Reviews

Twelfth Night (Open Air)

Editorial Staff

Editorial Staff

| London's West End |

7 June 2005

The Regent’s Park season kicked off with the rather unseasonal Twelfth Night – although the temperatures were more akin to January than June. Director Timothy Sheader has set the play in some sunny, far-flung reach of the Spanish empire, an Illyria where pirates hold sway – and a setting even more incongruous in the frozen wastes of Regent’s Park.

But what made the setting even stranger was not the sight of blankets and duvets in the audience, nor even the parrot settling on the shoulder of one of Olivia’s maids, but an opening containing Orsino and Olivia strolling through the town. As a good deal of the action of the play depends on the unavailability of Olivia, closeted as she is in a house of mourning, and as Orsino chooses to shut up himself away and woo by proxy, it’s a peculiar decision to have them taking the evening air together.
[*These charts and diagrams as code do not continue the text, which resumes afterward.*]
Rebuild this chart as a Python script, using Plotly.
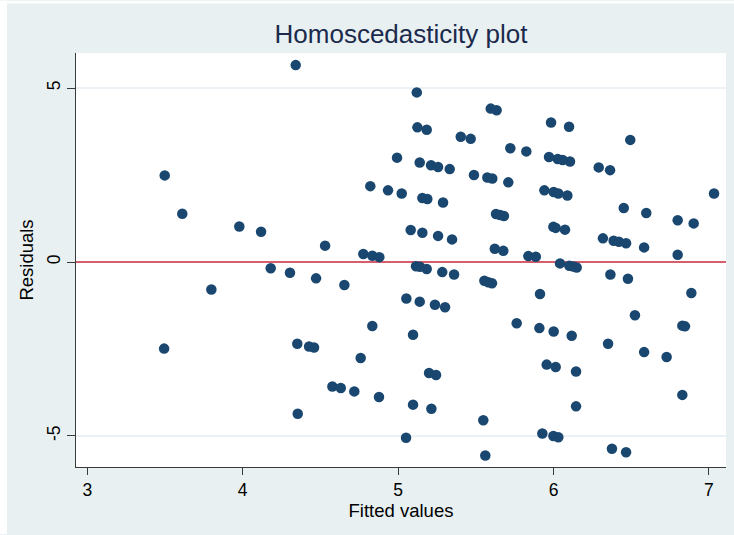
import plotly.graph_objects as go

fitted = [
    4.341, 3.498, 3.611, 3.978, 4.118, 4.180, 4.304, 4.472, 3.798, 3.494,
    4.351, 4.427, 4.459, 4.354, 5.120, 5.596, 5.634, 5.124, 5.184, 5.403,
    5.467, 5.722, 4.993, 5.139, 5.212, 5.257, 5.332, 5.488, 5.574, 5.606,
    5.709, 4.821, 4.935, 5.023, 5.156, 5.188, 5.289, 5.630, 5.656, 5.681,
    4.530, 5.081, 5.156, 5.257, 5.347, 5.622, 5.677, 4.776, 4.834, 4.879,
    5.115, 5.141, 5.184, 5.284, 5.360, 5.555, 5.580, 5.604, 4.654, 5.053,
    5.139, 5.237, 5.302, 4.834, 5.096, 5.763, 4.759, 5.199, 5.244, 4.577,
    4.631, 4.718, 4.877, 5.096, 5.214, 5.548, 5.051, 5.561, 5.984, 6.100,
    6.494, 5.825, 5.971, 6.027, 6.059, 6.106, 6.291, 6.364, 5.941, 6.001,
    6.031, 6.089, 7.033, 6.452, 6.597, 6.799, 6.902, 5.999, 6.014, 6.074,
    6.318, 6.387, 6.421, 6.467, 6.583, 6.799, 5.838, 5.886, 6.042, 6.102,
    6.127, 6.149, 6.366, 6.479, 5.913, 6.887, 6.524, 5.909, 6.001, 6.117,
    6.829, 6.846, 6.351, 6.583, 6.728, 5.956, 6.014, 6.145, 6.829, 6.145,
    5.928, 5.999, 6.031, 6.376, 6.467,
]
residuals = [
    5.66, 2.49, 1.385, 1.02, 0.87, -0.18, -0.31, -0.47, -0.79, -2.49,
    -2.35, -2.43, -2.46, -4.36, 4.875, 4.41, 4.36, 3.87, 3.80, 3.60,
    3.54, 3.27, 3.00, 2.86, 2.78, 2.73, 2.67, 2.50, 2.43, 2.40,
    2.29, 2.18, 2.06, 1.97, 1.84, 1.81, 1.71, 1.38, 1.35, 1.32,
    0.47, 0.92, 0.84, 0.75, 0.65, 0.38, 0.32, 0.23, 0.18, 0.14,
    -0.12, -0.14, -0.20, -0.29, -0.36, -0.54, -0.58, -0.61, -0.66, -1.05,
    -1.14, -1.23, -1.30, -1.84, -2.09, -1.76, -2.76, -3.19, -3.25, -3.58,
    -3.62, -3.72, -3.88, -4.10, -4.22, -4.55, -5.05, -5.56, 4.01, 3.89,
    3.51, 3.18, 3.02, 2.96, 2.93, 2.89, 2.72, 2.64, 2.06, 2.01,
    1.97, 1.91, 1.97, 1.55, 1.41, 1.20, 1.11, 1.01, 0.98, 0.93,
    0.68, 0.61, 0.58, 0.54, 0.42, 0.21, 0.17, 0.15, -0.04, -0.11,
    -0.13, -0.16, -0.36, -0.48, -0.92, -0.89, -1.53, -1.90, -2.00, -2.12,
    -1.83, -1.85, -2.35, -2.59, -2.73, -2.95, -3.02, -3.15, -3.82, -4.15,
    -4.93, -5.00, -5.04, -5.37, -5.47,
]
x_ticks = [3, 4, 5, 6, 7]
x_tick_labels = ["3", "4", "5", "6", "7"]
y_ticks = [-5, 0, 5]
y_tick_labels = ["-5", "0", "5"]
ref_line = 0

W, H = 734, 535
L, R, T, B = 76, 8, 52.5, 67.5
pw, ph = W - L - R, H - T - B

FONT = "Liberation Sans, Arial, Helvetica, sans-serif"
BG = "#E8F0F2"
GRID = "#E4EDF0"
AXIS = "#3A3A3A"

fig = go.Figure()
fig.add_trace(go.Scatter(
    x=fitted, y=residuals, mode="markers",
    marker=dict(color="#1A476F", size=10.5, line=dict(width=0)),
    showlegend=False,
))

shapes = [
    # thin white border strips at top and left of the graph region
    dict(type="rect", xref="paper", yref="paper", layer="below",
         x0=-L / pw, x1=(W - L) / pw,
         y0=(H - B - 3) / ph, y1=(H - B) / ph,
         fillcolor="white", line=dict(width=0)),
    dict(type="rect", xref="paper", yref="paper", layer="below",
         x0=-L / pw, x1=(7 - L) / pw,
         y0=-B / ph, y1=(H - B) / ph,
         fillcolor="white", line=dict(width=0)),
    # plot region (white)
    dict(type="rect", xref="paper", yref="paper", layer="below",
         x0=0, x1=1, y0=0, y1=1, fillcolor="white", line=dict(width=0)),
]
# horizontal gridlines at the non-zero y ticks
for v in y_ticks:
    if v != ref_line:
        shapes.append(dict(type="line", xref="paper", yref="y", layer="below",
                           x0=0, x1=1, y0=v, y1=v,
                           line=dict(color=GRID, width=1.5)))
# reference line at 0
shapes.append(dict(type="line", xref="paper", yref="y", layer="between",
                   x0=0, x1=1, y0=ref_line, y1=ref_line,
                   line=dict(color="#C8283C", width=1.5)))

fig.update_layout(
    width=W, height=H,
    margin=dict(l=L, r=R, t=T, b=B, pad=0),
    paper_bgcolor=BG,
    plot_bgcolor="white",
    font=dict(family=FONT, size=17, color="black"),
    title=dict(text="Homoscedasticity plot", x=(L + pw / 2) / W, xanchor="center",
               y=1 - 34 / H, yanchor="middle",
               font=dict(family=FONT, size=26, color="#1B2A4C")),
    shapes=shapes,
    xaxis=dict(
        range=[2.927, 7.110], tickmode="array", tickvals=x_ticks, ticktext=x_tick_labels,
        ticks="outside", ticklen=7, tickwidth=1.3, tickcolor=AXIS,
        showline=True, linecolor=AXIS, linewidth=1.3,
        showgrid=False, zeroline=False,
        title=dict(text="Fitted values", font=dict(size=18.5), standoff=3),
        tickfont=dict(size=17.5),
    ),
    yaxis=dict(
        range=[-5.893, 6.008], tickmode="array", tickvals=y_ticks, ticktext=y_tick_labels,
        ticks="outside", ticklen=8, tickwidth=1.3, tickcolor=AXIS,
        showline=True, linecolor=AXIS, linewidth=1.3,
        showgrid=False, zeroline=False, tickangle=-90,
        title=dict(text="Residuals", font=dict(size=18.5), standoff=5),
        tickfont=dict(size=17.5),
    ),
)

fig.write_html("out.html")
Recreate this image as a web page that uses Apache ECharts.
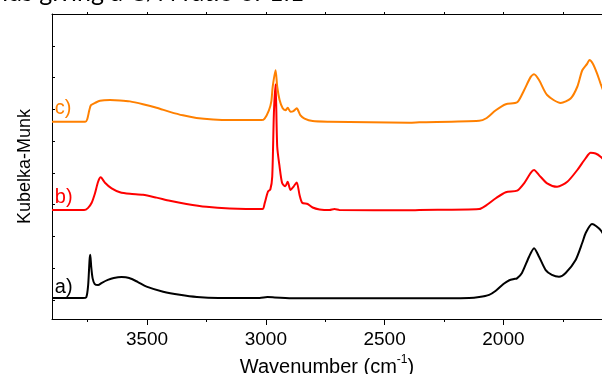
<!DOCTYPE html>
<html>
<head>
<meta charset="utf-8">
<script src="https://cdn.jsdelivr.net/npm/echarts@6/dist/echarts.min.js"></script>
<style>
html,body{margin:0;padding:0;background:#fff;}
#chart{width:602px;height:374px;}
</style>
</head>
<body>
<div id="chart"></div>
<script>
// Sample a) black
const aWave = [3900,3770,3756,3748,3742,3739,3735,3729,3720,3706,3690,3665,3640,3607,3575,3540,3502,3432,3362,3290,3200,3026,2993,2963,2879,2732,2354,2144,2102,2060,2032,2000,1975,1955,1943,1922,1892,1871,1850,1822,1796,1766,1738,1696,1668,1654,1627,1591,1565];
const aKM   = [0.06,0.06,0.08,0.45,1.25,1.42,1.05,0.68,0.50,0.47,0.54,0.63,0.69,0.72,0.69,0.57,0.42,0.26,0.16,0.09,0.06,0.06,0.09,0.08,0.05,0.05,0.05,0.06,0.09,0.16,0.29,0.50,0.62,0.66,0.68,0.85,1.36,1.63,1.36,0.94,0.79,0.73,0.85,1.26,1.80,2.10,2.39,2.20,1.85];
// Sample b) red
const bWave = [3900,3765,3749,3733,3719,3706,3695,3677,3649,3614,3572,3517,3460,3404,3334,3250,3152,3014,3005,2991,2981,2973,2966,2959,2952,2942,2931,2918,2908,2896,2884,2870,2858,2847,2824,2803,2774,2732,2711,2690,2396,2354,2102,2074,2032,1990,1942,1913,1885,1871,1850,1816,1774,1731,1689,1654,1633,1612,1591,1565];
const bKM   = [2.83,2.83,2.89,3.06,3.36,3.72,3.86,3.69,3.51,3.39,3.34,3.31,3.22,3.12,3.02,2.93,2.88,2.86,3.04,3.41,3.48,3.88,5.88,6.79,4.82,4.19,3.67,3.58,3.72,3.46,3.56,3.70,3.30,3.06,3.02,2.91,2.85,2.83,2.86,2.83,2.82,2.83,2.86,2.97,3.20,3.39,3.44,3.67,4.00,4.09,3.93,3.67,3.56,3.72,4.09,4.46,4.63,4.61,4.51,4.30];
// Sample c) orange
const cWave = [3900,3760,3752,3743,3736,3719,3698,3656,3614,3572,3517,3460,3404,3349,3292,3222,3152,3019,3005,2987,2977,2971,2959,2952,2942,2929,2917,2908,2896,2884,2870,2855,2837,2803,2732,2396,2354,2102,2074,2032,1990,1942,1913,1885,1871,1850,1816,1759,1717,1689,1668,1647,1638,1624,1606,1591,1565];
const cKM   = [5.61,5.61,5.68,5.97,6.13,6.20,6.27,6.29,6.28,6.25,6.16,6.05,5.92,5.81,5.73,5.68,5.66,5.66,5.71,5.97,6.24,6.71,7.23,6.71,6.29,6.03,5.97,6.05,5.92,5.94,6.03,5.82,5.71,5.63,5.61,5.58,5.59,5.64,5.71,5.97,6.16,6.22,6.60,7.02,7.10,6.92,6.45,6.20,6.34,6.71,7.23,7.44,7.55,7.44,7.13,6.81,6.30];

const xLabelTicks = [3500,3000,2500,2000];
const xMinorTicks = [3750,3250,2750,2250,1750];
const xAllTicks = [3750,3500,3250,3000,2750,2500,2250,2000,1750];
const yTicks = [0,1,2,3,4,5,6,7,8];

const seriesNames = ['a)','b)','c)'];
const labelPos = [[3888,0.38],[3888,3.24],[3888,6.04]];

const zip = (w,k) => w.map((v,i)=>[v,k[i]]);

const chart = echarts.init(document.getElementById('chart'), null, {renderer:'canvas'});
const xBase = {type:'value', inverse:true, min:1585, max:3900, gridIndex:0, splitLine:{show:false}};
function lineSeries(name, w, k, color, pos){
  return {
    name, type:'line', data: zip(w,k), showSymbol:false, symbol:'none',
    smooth:0.25, lineStyle:{color, width:2}, itemStyle:{color},
    markPoint:{
      symbol:'circle', symbolSize:0, silent:true,
      data:[{coord:pos, value:name}],
      label:{show:true, position:'right', distance:0, formatter:name, color, fontSize:20, fontFamily:'Liberation Sans'}
    }
  };
}
chart.setOption({
  animation:false,
  grid:{left:52, right:0, top:14, bottom:55, containLabel:false, outerBoundsMode:'none'},
  xAxis:[
    Object.assign({}, xBase, {
      position:'bottom',
      axisLine:{show:true, onZero:false, lineStyle:{color:'#000', width:1}},
      axisTick:{show:true, inside:false, length:6, customValues:xLabelTicks, lineStyle:{color:'#000'}},
      axisLabel:{show:true, customValues:xLabelTicks, formatter:(v)=>String(v), fontSize:19, fontFamily:'Liberation Sans', color:'#000', margin:11},
      name:'{a|Wavenumber (cm}{s|-1}{a|)}', nameLocation:'middle', nameGap:32,
      nameTextStyle:{rich:{
        a:{fontSize:20, fontFamily:'Liberation Sans', color:'#000', verticalAlign:'bottom', lineHeight:24},
        s:{fontSize:12, fontFamily:'Liberation Sans', color:'#000', verticalAlign:'top', lineHeight:24}
      }}
    }),
    Object.assign({}, xBase, {
      position:'bottom',
      axisLine:{show:false, onZero:false},
      axisTick:{show:true, inside:false, length:3, customValues:xMinorTicks, lineStyle:{color:'#000'}},
      axisLabel:{show:false}
    }),
    Object.assign({}, xBase, {
      position:'top',
      axisLine:{show:true, onZero:false, lineStyle:{color:'#000', width:1}},
      axisTick:{show:true, inside:false, length:2, customValues:xAllTicks, lineStyle:{color:'#000'}},
      axisLabel:{show:false}
    })
  ],
  yAxis:{
    type:'value', min:-0.6, max:9,
    axisLine:{show:true, onZero:false, lineStyle:{color:'#000', width:1}},
    axisTick:{show:true, inside:true, length:3, customValues:yTicks, lineStyle:{color:'#000'}},
    axisLabel:{show:false},
    splitLine:{show:false},
    name:'Kubelka-Munk', nameLocation:'middle', nameRotate:90, nameGap:18,
    nameTextStyle:{fontSize:18, fontFamily:'Liberation Sans', color:'#000'}
  },
  graphic:[{
    type:'text', left:-6, top:-20,
    style:{text:'nds giving a C/N ratio of 1:1', font:'25px Lato', fill:'#000'}
  }],
  series:[
    lineSeries(seriesNames[0], aWave, aKM, '#000000', labelPos[0]),
    lineSeries(seriesNames[2], cWave, cKM, '#ff8000', labelPos[2]),
    lineSeries(seriesNames[1], bWave, bKM, '#ff0000', labelPos[1])
  ]
});
</script>
</body>
</html>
Olivia’s grief seems particularly strange. She casts off her veil very quickly and, rather exotically smokes cigars while receiving the disguised Viola. And rather than carefully preserving her chastity, Sirene Saba’s Olivia seems well up for it, leaping into Feste’s arms and making her attentions on Viola all too plain.

We’re also missing the sexual ambiguity of Viola’s relationships with Daniel Flynn’s rather too roughcast Orsino, We certainly don’t get any of the homoerotic undertones in this relationship, nor do we in the relationship between Sebastian and Antonio.

Simon Day’s Feste is for no apparent reason, an Indian shaman, doubling as a spy. We see him observing both Viola and Sebastian come ashore, so he’s totally aware of the reason for the confusion: That makes sense if one wants to think of him in delighting in all the confusion as the others do when Malvolio is tricked, but there’s no indication that he’s revelling in the mistaken identities and it also renders his scene with Sebastian nonsensical.

The biggest disappointment is Martin Jarvis’s Malvolio. There’s none of the cold authority that makes him so hateful a character; and that makes Maria and Sir Toby’s trick work so well. Pompously blowing his whistle like a parks football ref, he’s more like a minor bureaucrat than the ambitious, self-regarding puritan. It’s true that the letter-reading scene is funny but this is an almost impossible scene to mess up.

There are some plus points, Day sings Feste’s songs beautifully, Mariah Gale makes for an affecting Viola (and the ‘dual’ with Aguecheek is well-handled) and Desmond Barrit is a world-weary Sir Toby, torn between the delights of the bottle and his Maria, but with an underlying sadness.

Perhaps it was the cold numbing the audience and freezing the sexual ardour, but this is a production that never quite comes to life, perhaps it needs warmer evenings to really catch fire.